U.S. District Judge Michael Barrett recently granted a temporary restraining order on the defunding of Planned Parenthood based on what appear to be contradictory and activist reasons.
“The Ohio legislature enacted (the law) for the purpose of placing a substantial obstacle in the path of a woman seeking to obtain an abortion,” Barrett said in his decision. At the same time, he notes that the services Ohio lawmakers defunded have nothing to do with abortion. Indeed, the abortion lobby has repeatedly told the legislature that these funds are kept separate from their abortion practice. How, then, would the defunding law impact a woman’s efforts to obtain an abortion?
These two ideas – that the law impacts the “right” to an abortion and that the law deals with funds that have nothing to do with abortion – are at odds.
The combination of intentions and effects are in clear contradiction, evidence that the judge is imposing intentions and personal interpretations onto the bare-bones meaning of the law.
The true intention of the law was to protect the conscience rights of taxpayers like myself who do not want our dollars lining the pockets of America’s biggest abortion enterprise. Barrett’s order came nowhere close to guessing that – a clear sign that he is an activist judge who would prefer to fabricate and interpret intentions rather than facts.
As for conscience rights, Barrett appears to have a warped understanding of what they are. We are born with our conscience rights. They are not granted by the state, as, say, state dollars are. While the judge argues that we have jeopardized Planned Parenthood’s “free speech rights,” we have done no such thing. Planned Parenthood can shout the glories of abortion from the rooftops, and this law would not prohibit them from doing so. But they cannot do it on my dime.

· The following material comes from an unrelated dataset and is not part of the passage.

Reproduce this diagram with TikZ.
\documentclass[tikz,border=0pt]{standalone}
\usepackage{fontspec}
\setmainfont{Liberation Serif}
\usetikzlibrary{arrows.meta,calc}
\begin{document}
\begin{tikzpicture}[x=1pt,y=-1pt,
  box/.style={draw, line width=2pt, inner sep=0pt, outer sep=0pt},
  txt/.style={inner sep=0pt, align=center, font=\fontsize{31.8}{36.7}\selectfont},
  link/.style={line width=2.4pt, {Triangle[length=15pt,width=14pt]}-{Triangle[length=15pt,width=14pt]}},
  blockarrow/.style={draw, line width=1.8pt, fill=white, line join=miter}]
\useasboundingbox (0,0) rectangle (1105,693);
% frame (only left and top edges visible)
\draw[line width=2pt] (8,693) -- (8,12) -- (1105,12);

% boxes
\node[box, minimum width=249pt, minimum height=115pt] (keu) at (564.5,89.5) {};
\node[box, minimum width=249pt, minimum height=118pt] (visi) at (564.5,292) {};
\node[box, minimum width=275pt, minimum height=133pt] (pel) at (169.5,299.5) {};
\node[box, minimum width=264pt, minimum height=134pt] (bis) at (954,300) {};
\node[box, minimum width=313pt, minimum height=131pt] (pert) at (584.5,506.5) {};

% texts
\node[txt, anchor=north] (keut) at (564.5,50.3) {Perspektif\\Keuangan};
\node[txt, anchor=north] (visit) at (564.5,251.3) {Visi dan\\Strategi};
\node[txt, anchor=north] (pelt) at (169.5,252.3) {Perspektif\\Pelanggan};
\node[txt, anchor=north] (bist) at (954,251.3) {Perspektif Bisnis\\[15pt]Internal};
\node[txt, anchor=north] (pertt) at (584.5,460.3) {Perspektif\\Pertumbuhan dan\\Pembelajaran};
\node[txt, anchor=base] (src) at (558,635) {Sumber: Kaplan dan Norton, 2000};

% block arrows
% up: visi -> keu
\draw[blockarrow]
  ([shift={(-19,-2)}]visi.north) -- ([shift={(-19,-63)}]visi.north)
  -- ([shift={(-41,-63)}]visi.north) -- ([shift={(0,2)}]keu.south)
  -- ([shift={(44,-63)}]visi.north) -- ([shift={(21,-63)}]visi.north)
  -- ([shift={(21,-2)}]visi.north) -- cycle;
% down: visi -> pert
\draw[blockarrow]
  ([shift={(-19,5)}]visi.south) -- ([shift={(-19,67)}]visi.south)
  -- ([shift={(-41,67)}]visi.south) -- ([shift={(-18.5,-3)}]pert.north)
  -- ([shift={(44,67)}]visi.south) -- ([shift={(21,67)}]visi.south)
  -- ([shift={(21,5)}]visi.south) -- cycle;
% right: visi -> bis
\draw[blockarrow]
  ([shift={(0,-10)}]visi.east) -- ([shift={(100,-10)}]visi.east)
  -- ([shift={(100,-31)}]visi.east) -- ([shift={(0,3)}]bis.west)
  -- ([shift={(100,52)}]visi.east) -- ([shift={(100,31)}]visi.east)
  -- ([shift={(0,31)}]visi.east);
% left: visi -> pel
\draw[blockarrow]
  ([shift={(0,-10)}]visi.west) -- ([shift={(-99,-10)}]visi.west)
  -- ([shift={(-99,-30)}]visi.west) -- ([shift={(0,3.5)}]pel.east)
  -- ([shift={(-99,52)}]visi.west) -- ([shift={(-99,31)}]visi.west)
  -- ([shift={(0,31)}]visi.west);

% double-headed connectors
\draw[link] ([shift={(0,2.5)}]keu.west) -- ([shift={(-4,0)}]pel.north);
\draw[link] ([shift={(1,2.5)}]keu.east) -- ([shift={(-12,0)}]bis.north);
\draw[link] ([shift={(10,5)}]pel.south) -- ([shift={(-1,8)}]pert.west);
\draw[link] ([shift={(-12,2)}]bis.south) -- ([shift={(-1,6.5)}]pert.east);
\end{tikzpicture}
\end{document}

This is not a question of free speech for Planned Parenthood; it is a question of entitlement to taxpayer dollars.
Because Barrett knows that there is no constitutional right to taxpayer dollars he has inserted this presumed right into a real right, expecting “free speech” to carry the weight of his non-argument.
The Supreme Court has held that the alleged right to abortion “implies no limitation on the authority of a State to make a value judgment favoring childbirth over abortion, and to implement that judgment by the allocation of public funds.”

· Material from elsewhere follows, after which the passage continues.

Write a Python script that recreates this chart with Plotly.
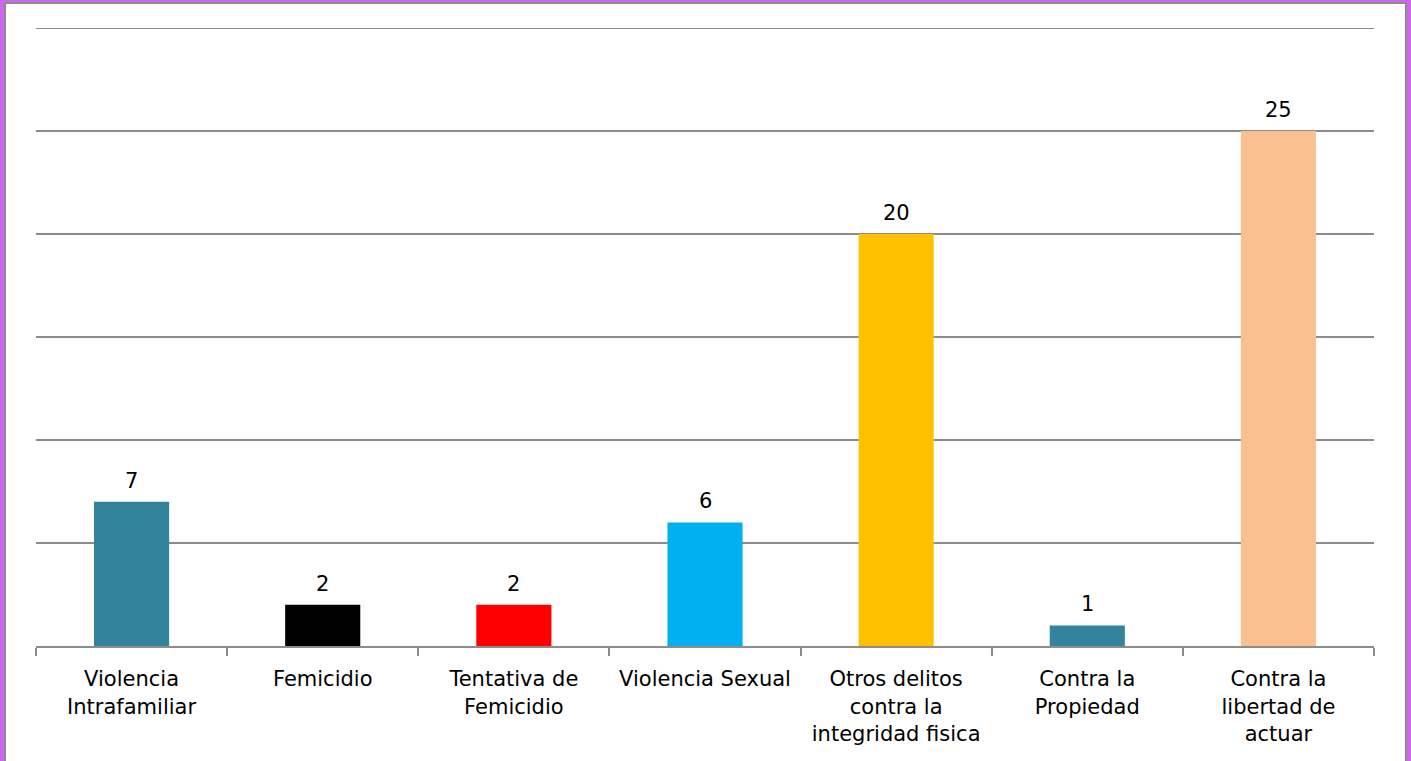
import plotly.graph_objects as go

categories = [
    "Violencia<br>Intrafamiliar",
    "Femicidio",
    "Tentativa de<br>Femicidio",
    "Violencia Sexual",
    "Otros delitos<br>contra la<br>integridad fisica",
    "Contra la<br>Propiedad",
    "Contra la<br>libertad de<br>actuar",
]
values = [7, 2, 2, 6, 20, 1, 25]
colors = ["#31849B", "#000000", "#FF0000", "#00B0F0", "#FFC000", "#31849B", "#FAC090"]

W, H = 1411, 761
L, R, T, B = 36, 37, 28, 115
YMAX = 30
pw = W - L - R
ph = H - T - B

def px_x(p):
    return (p - L) / pw

def px_y(p):
    return (H - B - p) / ph

fig = go.Figure(
    go.Bar(
        x=categories,
        y=values,
        marker=dict(color=colors, line=dict(width=0)),
        hoverinfo="x+y",
    )
)

annotations = [
    dict(
        x=c, y=v, xref="x", yref="y", text=str(v), showarrow=False,
        yanchor="bottom", yshift=7,
        font=dict(family="DejaVu Sans", size=21, color="#000000"),
    )
    for c, v in zip(categories, values)
]

fig.update_layout(
    width=W,
    height=H,
    margin=dict(l=L, r=R, t=T, b=B, pad=0),
    paper_bgcolor="#CF66F0",
    plot_bgcolor="rgba(0,0,0,0)",
    bargap=0.607,
    showlegend=False,
    font=dict(family="DejaVu Sans", size=21, color="#000000"),
    annotations=annotations,
    shapes=[
        dict(
            type="rect", xref="paper", yref="paper", layer="below",
            x0=px_x(5), x1=px_x(1406), y0=px_y(800), y1=px_y(3),
            fillcolor="#FFFFFF", line=dict(color="#8C8C8C", width=2),
        ),
        dict(
            type="line", xref="paper", yref="y", layer="below",
            x0=0, x1=1, y0=YMAX, y1=YMAX,
            line=dict(color="#8C8C8C", width=2),
        ),
    ],
)

fig.update_xaxes(
    showline=True, linecolor="#8C8C8C", linewidth=2,
    ticks="outside", tickson="boundaries", ticklen=8, tickwidth=2, tickcolor="#8C8C8C",
    showgrid=False, ticklabelstandoff=13,
    tickfont=dict(family="DejaVu Sans", size=21, color="#000000"),
)
fig.update_yaxes(
    range=[0, YMAX], dtick=5, showticklabels=False,
    showgrid=True, gridcolor="#8C8C8C", gridwidth=2,
    zeroline=False, showline=False, ticks="",
)

fig.write_html(
    "out.html",
    config={"displayModeBar": False},
    post_script="document.body.style.margin='0';document.body.style.overflow='hidden';",
)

The only way Barrett can convince taxpayers otherwise is to use a doublespeak that creates a right where there is none, much as was the case in Roe v. Wade and abortion-on-demand.

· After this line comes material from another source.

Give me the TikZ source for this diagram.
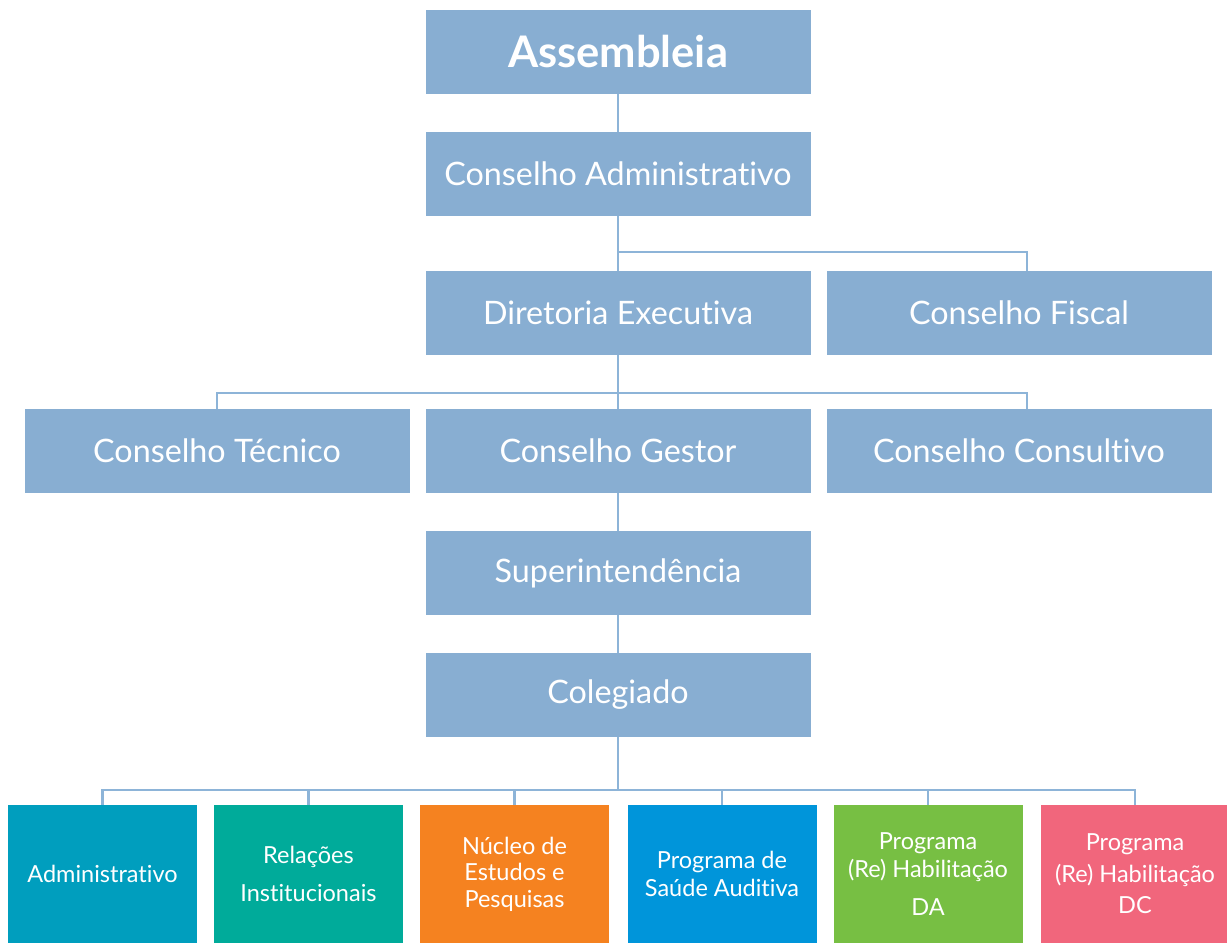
\documentclass[tikz,border=0pt]{standalone}
\usepackage{fontspec}
\setmainfont{Lato}[Ligatures=NoCommon]
\definecolor{boxblue}{RGB}{136, 174, 210}
\definecolor{linkblue}{RGB}{141, 180, 216}
\definecolor{admteal}{RGB}{0, 158, 190}
\definecolor{relgreen}{RGB}{0, 171, 154}
\definecolor{nucorange}{RGB}{245, 130, 32}
\definecolor{saublue}{RGB}{0, 149, 218}
\definecolor{dagreen}{RGB}{119, 191, 67}
\definecolor{dcpink}{RGB}{241, 102, 124}
\usetikzlibrary{positioning, calc}
\tikzset{
  orgbox/.style={fill=boxblue, text=white, minimum width=385pt, minimum height=84pt,
    inner sep=0pt, outer sep=0pt, align=center, font=\fontsize{32.3}{36}\selectfont},
  unitbox/.style={text=white, minimum width=189pt, minimum height=138pt,
    inner sep=0pt, outer sep=0pt, align=center, font=\fontsize{23.5}{27.5}\selectfont},
  link/.style={draw=linkblue, line width=2.5pt}
}

\begin{document}
\begin{tikzpicture}[x=1pt, y=1pt]
  \useasboundingbox (0,0) rectangle (1227,943);

  % Top of the chart
  \node[orgbox, font=\fontsize{43.5}{48}\selectfont\bfseries] (assembleia) at (618, 891) {Assembleia};
  \node[orgbox] (consadm) at (618, 769) {Conselho Administrativo};

  % Executive level
  \node[orgbox] (diretoria) at (618, 630) {Diretoria Executiva};
  \node[orgbox] (fiscal) at (1019, 630) {Conselho Fiscal};

  % Councils
  \node[orgbox] (tecnico) at (217, 492) {Conselho Técnico};
  \node[orgbox] (gestor) at (618, 492) {Conselho Gestor};
  \node[orgbox] (consultivo) at (1019, 492) {Conselho Consultivo};

  \node[orgbox] (superint) at (618, 370) {Superintendência};
  \node[orgbox] (colegiado) at (618, 248) {Colegiado};

  % Units
  \node[unitbox, fill=admteal] (adm) at (102.5, 69) {Administrativo};
  \node[unitbox, fill=relgreen] (rel) at (308.5, 69) {Relações\\[10pt]Institucionais};
  \node[unitbox, fill=nucorange] (nuc) at (514.5, 69) {Núcleo de\\[-1pt]Estudos e\\[-1pt]Pesquisas};
  \node[unitbox, fill=saublue] (sau) at (722, 69) {Programa de\\Saúde Auditiva};
  \node[unitbox, fill=dagreen] (da) at (928, 69) {Programa\\[1pt](Re) Habilitação\\[10pt]DA};
  \node[unitbox, fill=dcpink] (dc) at (1135, 69) {Programa\\[4pt](Re) Habilitação\\[4pt]DC};

  % Connectors
  \coordinate (busA) at (618, 691);
  \coordinate (busB) at (618, 550);
  \coordinate (busC) at (618, 153);

  \draw[link] (assembleia) -- (consadm);
  \draw[link] (consadm) -- (diretoria);
  \draw[link] (busA) -| ($(fiscal.north)+(8,0)$);

  \draw[link] (diretoria) -- (gestor);
  \draw[link] (tecnico.north) |- (busB) -| ($(consultivo.north)+(8,0)$);

  \draw[link] (gestor) -- (superint);
  \draw[link] (superint) -- (colegiado);

  \draw[link] (colegiado.south) -- (busC);
  \draw[link] (adm.north) |- (busC) -| (dc.north);
  \foreach \n in {rel, nuc, sau, da}
    \draw[link] (\n.north) -- (\n.north |- busC);
\end{tikzpicture}
\end{document}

In that notorious case, the Supreme Court fabricated the “right” to an abortion and determined that a 9-month unborn child can be aborted for any reason whatsoever.
In 2015, Planned Parenthood performed 323,999 abortions, all while receiving $553.7 million in taxpayer dollars. That accounts for 42 percent of its total revenue.
A Gallup Poll released at the end of May found that 47 percent of Americans believe abortion is morally wrong, as opposed to 43 percent who believe it is morally acceptable. As Americans remain relatively split on the issue (though favoring the pro-life stance), one might expect a judge to neutralize the debate by leaving the law to the people to decide.
Perhaps that is too much to expect when a panicked abortion lobby is losing its grip on the purse strings of the American people.